TASK STATEMENT:
Would you transcribe the whole listing exactly, minus its pictures?
* BEGIN SUPPLIED DATA *
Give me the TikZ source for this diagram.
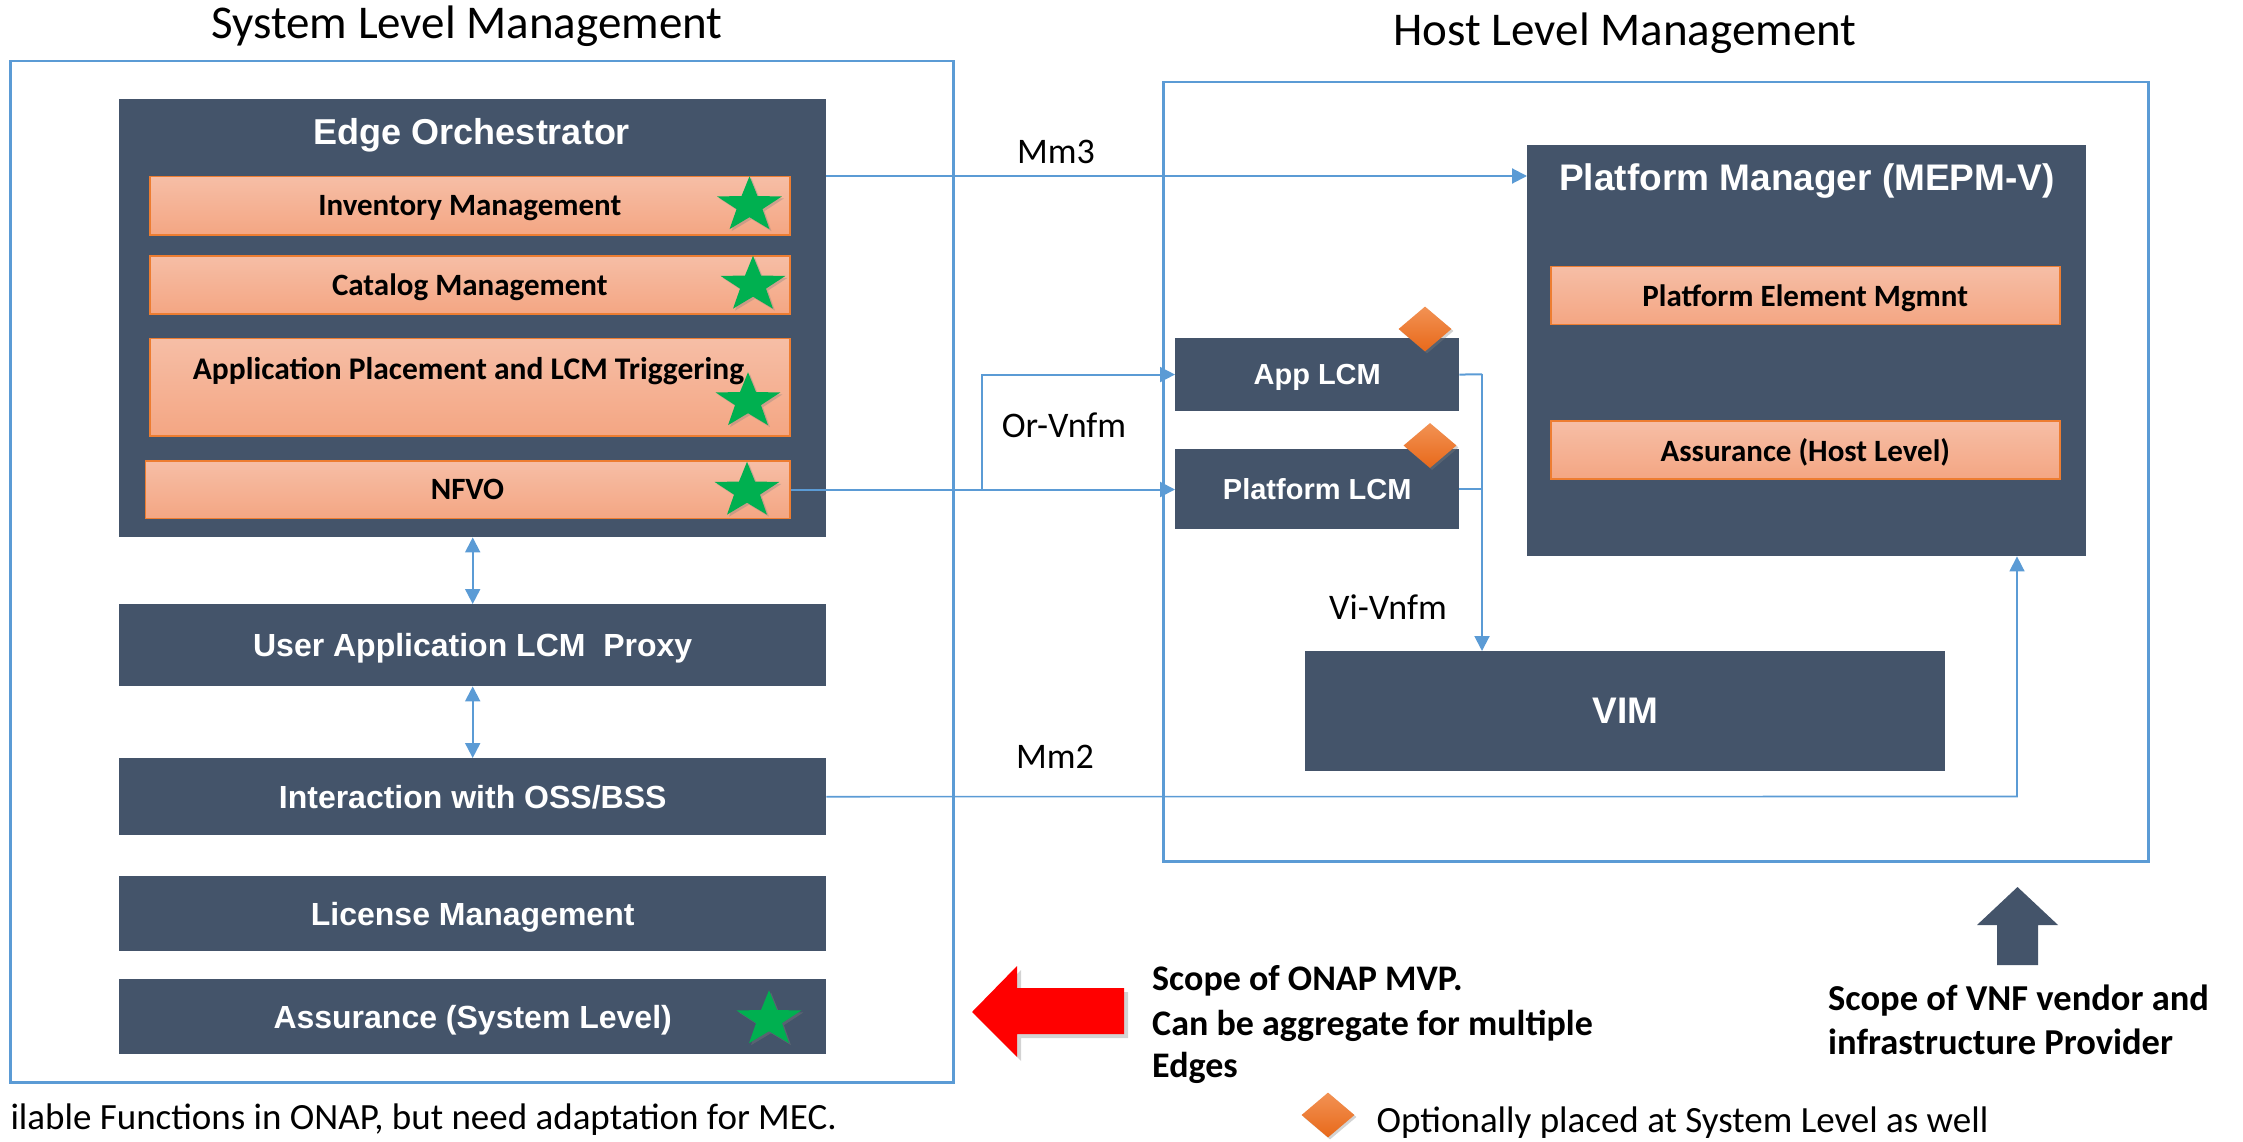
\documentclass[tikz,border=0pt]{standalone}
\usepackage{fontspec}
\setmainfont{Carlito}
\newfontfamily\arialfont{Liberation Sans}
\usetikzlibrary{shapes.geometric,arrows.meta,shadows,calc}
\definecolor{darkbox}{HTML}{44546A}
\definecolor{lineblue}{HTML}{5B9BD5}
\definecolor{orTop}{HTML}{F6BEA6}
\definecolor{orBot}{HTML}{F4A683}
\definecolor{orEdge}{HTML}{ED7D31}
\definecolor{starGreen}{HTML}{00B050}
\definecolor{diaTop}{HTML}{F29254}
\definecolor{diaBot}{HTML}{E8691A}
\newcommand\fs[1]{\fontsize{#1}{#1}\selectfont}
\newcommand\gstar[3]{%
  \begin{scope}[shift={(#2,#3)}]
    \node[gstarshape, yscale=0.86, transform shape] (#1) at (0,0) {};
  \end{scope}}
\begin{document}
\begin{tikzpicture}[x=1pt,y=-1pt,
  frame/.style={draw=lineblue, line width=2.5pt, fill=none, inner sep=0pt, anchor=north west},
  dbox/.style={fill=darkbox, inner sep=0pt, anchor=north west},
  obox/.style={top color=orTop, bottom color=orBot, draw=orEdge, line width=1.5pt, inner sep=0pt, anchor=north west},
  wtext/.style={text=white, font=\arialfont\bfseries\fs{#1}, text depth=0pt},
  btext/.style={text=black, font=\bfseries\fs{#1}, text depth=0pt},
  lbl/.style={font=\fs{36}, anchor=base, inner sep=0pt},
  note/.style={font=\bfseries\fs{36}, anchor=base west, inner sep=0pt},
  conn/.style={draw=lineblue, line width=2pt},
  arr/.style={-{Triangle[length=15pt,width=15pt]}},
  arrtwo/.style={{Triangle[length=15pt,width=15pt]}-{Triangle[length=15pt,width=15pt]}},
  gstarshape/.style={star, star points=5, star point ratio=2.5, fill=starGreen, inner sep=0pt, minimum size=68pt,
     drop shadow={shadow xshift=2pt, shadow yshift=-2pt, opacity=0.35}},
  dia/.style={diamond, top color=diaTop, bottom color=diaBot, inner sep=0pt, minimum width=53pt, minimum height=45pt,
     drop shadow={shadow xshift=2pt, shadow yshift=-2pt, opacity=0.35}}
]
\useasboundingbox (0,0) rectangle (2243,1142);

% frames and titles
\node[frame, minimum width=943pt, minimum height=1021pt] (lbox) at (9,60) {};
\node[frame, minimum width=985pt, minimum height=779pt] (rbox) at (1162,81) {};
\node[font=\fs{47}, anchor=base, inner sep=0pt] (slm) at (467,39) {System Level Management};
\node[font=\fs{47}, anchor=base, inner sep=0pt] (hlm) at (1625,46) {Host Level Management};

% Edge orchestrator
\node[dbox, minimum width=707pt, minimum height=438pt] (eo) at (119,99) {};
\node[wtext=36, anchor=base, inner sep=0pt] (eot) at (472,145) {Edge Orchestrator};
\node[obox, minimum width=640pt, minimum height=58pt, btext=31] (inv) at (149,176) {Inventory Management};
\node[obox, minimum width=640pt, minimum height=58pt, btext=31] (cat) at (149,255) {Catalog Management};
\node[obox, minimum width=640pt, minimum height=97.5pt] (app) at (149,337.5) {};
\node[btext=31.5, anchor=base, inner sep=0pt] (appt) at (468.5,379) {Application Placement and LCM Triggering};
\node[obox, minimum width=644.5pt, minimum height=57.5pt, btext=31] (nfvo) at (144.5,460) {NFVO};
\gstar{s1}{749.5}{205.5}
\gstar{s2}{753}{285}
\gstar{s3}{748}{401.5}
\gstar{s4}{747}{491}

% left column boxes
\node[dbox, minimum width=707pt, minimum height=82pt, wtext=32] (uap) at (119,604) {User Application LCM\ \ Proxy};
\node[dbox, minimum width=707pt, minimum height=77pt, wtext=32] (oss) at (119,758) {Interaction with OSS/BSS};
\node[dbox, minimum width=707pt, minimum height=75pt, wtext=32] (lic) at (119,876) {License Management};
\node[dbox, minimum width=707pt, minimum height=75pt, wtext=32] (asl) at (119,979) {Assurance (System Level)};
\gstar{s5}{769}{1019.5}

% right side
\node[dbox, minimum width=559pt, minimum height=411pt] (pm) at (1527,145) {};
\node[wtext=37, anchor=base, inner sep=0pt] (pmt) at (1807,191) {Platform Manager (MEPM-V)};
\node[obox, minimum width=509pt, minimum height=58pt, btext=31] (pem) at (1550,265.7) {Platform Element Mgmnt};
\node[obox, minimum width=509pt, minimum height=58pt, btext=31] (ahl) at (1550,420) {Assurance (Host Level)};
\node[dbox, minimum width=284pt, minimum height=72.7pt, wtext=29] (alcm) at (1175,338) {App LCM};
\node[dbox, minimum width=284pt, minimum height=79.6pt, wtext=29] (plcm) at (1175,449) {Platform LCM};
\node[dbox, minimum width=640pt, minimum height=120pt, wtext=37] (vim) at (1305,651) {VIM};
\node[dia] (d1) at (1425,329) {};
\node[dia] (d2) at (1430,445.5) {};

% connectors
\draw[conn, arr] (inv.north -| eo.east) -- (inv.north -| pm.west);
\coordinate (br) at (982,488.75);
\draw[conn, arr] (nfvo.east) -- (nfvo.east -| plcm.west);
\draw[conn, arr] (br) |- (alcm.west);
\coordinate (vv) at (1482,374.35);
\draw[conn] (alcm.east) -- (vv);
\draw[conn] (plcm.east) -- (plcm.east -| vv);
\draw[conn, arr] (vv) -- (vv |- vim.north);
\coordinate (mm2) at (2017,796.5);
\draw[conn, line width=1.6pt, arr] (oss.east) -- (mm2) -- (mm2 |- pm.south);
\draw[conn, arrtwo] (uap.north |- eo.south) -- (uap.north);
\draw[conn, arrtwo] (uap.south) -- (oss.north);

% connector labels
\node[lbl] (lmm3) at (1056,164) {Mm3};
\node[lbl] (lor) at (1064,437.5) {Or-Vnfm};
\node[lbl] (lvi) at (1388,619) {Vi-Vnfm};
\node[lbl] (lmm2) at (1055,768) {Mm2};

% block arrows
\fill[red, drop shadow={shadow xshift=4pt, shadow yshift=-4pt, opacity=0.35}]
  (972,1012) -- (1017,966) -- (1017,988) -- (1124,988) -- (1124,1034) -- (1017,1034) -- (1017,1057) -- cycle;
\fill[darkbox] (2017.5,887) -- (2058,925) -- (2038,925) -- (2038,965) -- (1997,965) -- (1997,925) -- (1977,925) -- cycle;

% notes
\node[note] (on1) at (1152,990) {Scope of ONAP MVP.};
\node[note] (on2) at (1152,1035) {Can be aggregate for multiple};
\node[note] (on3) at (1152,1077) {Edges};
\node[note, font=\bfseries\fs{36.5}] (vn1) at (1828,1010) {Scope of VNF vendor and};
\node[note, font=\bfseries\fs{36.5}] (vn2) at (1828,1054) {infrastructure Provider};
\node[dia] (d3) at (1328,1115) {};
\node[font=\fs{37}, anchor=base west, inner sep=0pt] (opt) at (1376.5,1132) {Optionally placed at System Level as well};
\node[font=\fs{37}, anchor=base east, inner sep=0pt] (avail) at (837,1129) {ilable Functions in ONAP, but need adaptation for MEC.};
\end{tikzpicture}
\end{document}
* END SUPPLIED DATA *
OUTPUT:
Give me the TikZ source for this diagram.
\documentclass[tikz,border=0pt]{standalone}
\usepackage{fontspec}
\setmainfont{Carlito}
\newfontfamily\arialfont{Liberation Sans}
\usetikzlibrary{shapes.geometric,arrows.meta,shadows,calc}
\definecolor{darkbox}{HTML}{44546A}
\definecolor{lineblue}{HTML}{5B9BD5}
\definecolor{orTop}{HTML}{F6BEA6}
\definecolor{orBot}{HTML}{F4A683}
\definecolor{orEdge}{HTML}{ED7D31}
\definecolor{starGreen}{HTML}{00B050}
\definecolor{diaTop}{HTML}{F29254}
\definecolor{diaBot}{HTML}{E8691A}
\newcommand\fs[1]{\fontsize{#1}{#1}\selectfont}
\newcommand\gstar[3]{%
  \begin{scope}[shift={(#2,#3)}]
    \node[gstarshape, yscale=0.86, transform shape] (#1) at (0,0) {};
  \end{scope}}
\begin{document}
\begin{tikzpicture}[x=1pt,y=-1pt,
  frame/.style={draw=lineblue, line width=2.5pt, fill=none, inner sep=0pt, anchor=north west},
  dbox/.style={fill=darkbox, inner sep=0pt, anchor=north west},
  obox/.style={top color=orTop, bottom color=orBot, draw=orEdge, line width=1.5pt, inner sep=0pt, anchor=north west},
  wtext/.style={text=white, font=\arialfont\bfseries\fs{#1}, text depth=0pt},
  btext/.style={text=black, font=\bfseries\fs{#1}, text depth=0pt},
  lbl/.style={font=\fs{36}, anchor=base, inner sep=0pt},
  note/.style={font=\bfseries\fs{36}, anchor=base west, inner sep=0pt},
  conn/.style={draw=lineblue, line width=2pt},
  arr/.style={-{Triangle[length=15pt,width=15pt]}},
  arrtwo/.style={{Triangle[length=15pt,width=15pt]}-{Triangle[length=15pt,width=15pt]}},
  gstarshape/.style={star, star points=5, star point ratio=2.5, fill=starGreen, inner sep=0pt, minimum size=68pt,
     drop shadow={shadow xshift=2pt, shadow yshift=-2pt, opacity=0.35}},
  dia/.style={diamond, top color=diaTop, bottom color=diaBot, inner sep=0pt, minimum width=53pt, minimum height=45pt,
     drop shadow={shadow xshift=2pt, shadow yshift=-2pt, opacity=0.35}}
]
\useasboundingbox (0,0) rectangle (2243,1142);

% frames and titles
\node[frame, minimum width=943pt, minimum height=1021pt] (lbox) at (9,60) {};
\node[frame, minimum width=985pt, minimum height=779pt] (rbox) at (1162,81) {};
\node[font=\fs{47}, anchor=base, inner sep=0pt] (slm) at (467,39) {System Level Management};
\node[font=\fs{47}, anchor=base, inner sep=0pt] (hlm) at (1625,46) {Host Level Management};

% Edge orchestrator
\node[dbox, minimum width=707pt, minimum height=438pt] (eo) at (119,99) {};
\node[wtext=36, anchor=base, inner sep=0pt] (eot) at (472,145) {Edge Orchestrator};
\node[obox, minimum width=640pt, minimum height=58pt, btext=31] (inv) at (149,176) {Inventory Management};
\node[obox, minimum width=640pt, minimum height=58pt, btext=31] (cat) at (149,255) {Catalog Management};
\node[obox, minimum width=640pt, minimum height=97.5pt] (app) at (149,337.5) {};
\node[btext=31.5, anchor=base, inner sep=0pt] (appt) at (468.5,379) {Application Placement and LCM Triggering};
\node[obox, minimum width=644.5pt, minimum height=57.5pt, btext=31] (nfvo) at (144.5,460) {NFVO};
\gstar{s1}{749.5}{205.5}
\gstar{s2}{753}{285}
\gstar{s3}{748}{401.5}
\gstar{s4}{747}{491}

% left column boxes
\node[dbox, minimum width=707pt, minimum height=82pt, wtext=32] (uap) at (119,604) {User Application LCM\ \ Proxy};
\node[dbox, minimum width=707pt, minimum height=77pt, wtext=32] (oss) at (119,758) {Interaction with OSS/BSS};
\node[dbox, minimum width=707pt, minimum height=75pt, wtext=32] (lic) at (119,876) {License Management};
\node[dbox, minimum width=707pt, minimum height=75pt, wtext=32] (asl) at (119,979) {Assurance (System Level)};
\gstar{s5}{769}{1019.5}

% right side
\node[dbox, minimum width=559pt, minimum height=411pt] (pm) at (1527,145) {};
\node[wtext=37, anchor=base, inner sep=0pt] (pmt) at (1807,191) {Platform Manager (MEPM-V)};
\node[obox, minimum width=509pt, minimum height=58pt, btext=31] (pem) at (1550,265.7) {Platform Element Mgmnt};
\node[obox, minimum width=509pt, minimum height=58pt, btext=31] (ahl) at (1550,420) {Assurance (Host Level)};
\node[dbox, minimum width=284pt, minimum height=72.7pt, wtext=29] (alcm) at (1175,338) {App LCM};
\node[dbox, minimum width=284pt, minimum height=79.6pt, wtext=29] (plcm) at (1175,449) {Platform LCM};
\node[dbox, minimum width=640pt, minimum height=120pt, wtext=37] (vim) at (1305,651) {VIM};
\node[dia] (d1) at (1425,329) {};
\node[dia] (d2) at (1430,445.5) {};

% connectors
\draw[conn, arr] (inv.north -| eo.east) -- (inv.north -| pm.west);
\coordinate (br) at (982,488.75);
\draw[conn, arr] (nfvo.east) -- (nfvo.east -| plcm.west);
\draw[conn, arr] (br) |- (alcm.west);
\coordinate (vv) at (1482,374.35);
\draw[conn] (alcm.east) -- (vv);
\draw[conn] (plcm.east) -- (plcm.east -| vv);
\draw[conn, arr] (vv) -- (vv |- vim.north);
\coordinate (mm2) at (2017,796.5);
\draw[conn, line width=1.6pt, arr] (oss.east) -- (mm2) -- (mm2 |- pm.south);
\draw[conn, arrtwo] (uap.north |- eo.south) -- (uap.north);
\draw[conn, arrtwo] (uap.south) -- (oss.north);

% connector labels
\node[lbl] (lmm3) at (1056,164) {Mm3};
\node[lbl] (lor) at (1064,437.5) {Or-Vnfm};
\node[lbl] (lvi) at (1388,619) {Vi-Vnfm};
\node[lbl] (lmm2) at (1055,768) {Mm2};

% block arrows
\fill[red, drop shadow={shadow xshift=4pt, shadow yshift=-4pt, opacity=0.35}]
  (972,1012) -- (1017,966) -- (1017,988) -- (1124,988) -- (1124,1034) -- (1017,1034) -- (1017,1057) -- cycle;
\fill[darkbox] (2017.5,887) -- (2058,925) -- (2038,925) -- (2038,965) -- (1997,965) -- (1997,925) -- (1977,925) -- cycle;

% notes
\node[note] (on1) at (1152,990) {Scope of ONAP MVP.};
\node[note] (on2) at (1152,1035) {Can be aggregate for multiple};
\node[note] (on3) at (1152,1077) {Edges};
\node[note, font=\bfseries\fs{36.5}] (vn1) at (1828,1010) {Scope of VNF vendor and};
\node[note, font=\bfseries\fs{36.5}] (vn2) at (1828,1054) {infrastructure Provider};
\node[dia] (d3) at (1328,1115) {};
\node[font=\fs{37}, anchor=base west, inner sep=0pt] (opt) at (1376.5,1132) {Optionally placed at System Level as well};
\node[font=\fs{37}, anchor=base east, inner sep=0pt] (avail) at (837,1129) {ilable Functions in ONAP, but need adaptation for MEC.};
\end{tikzpicture}
\end{document}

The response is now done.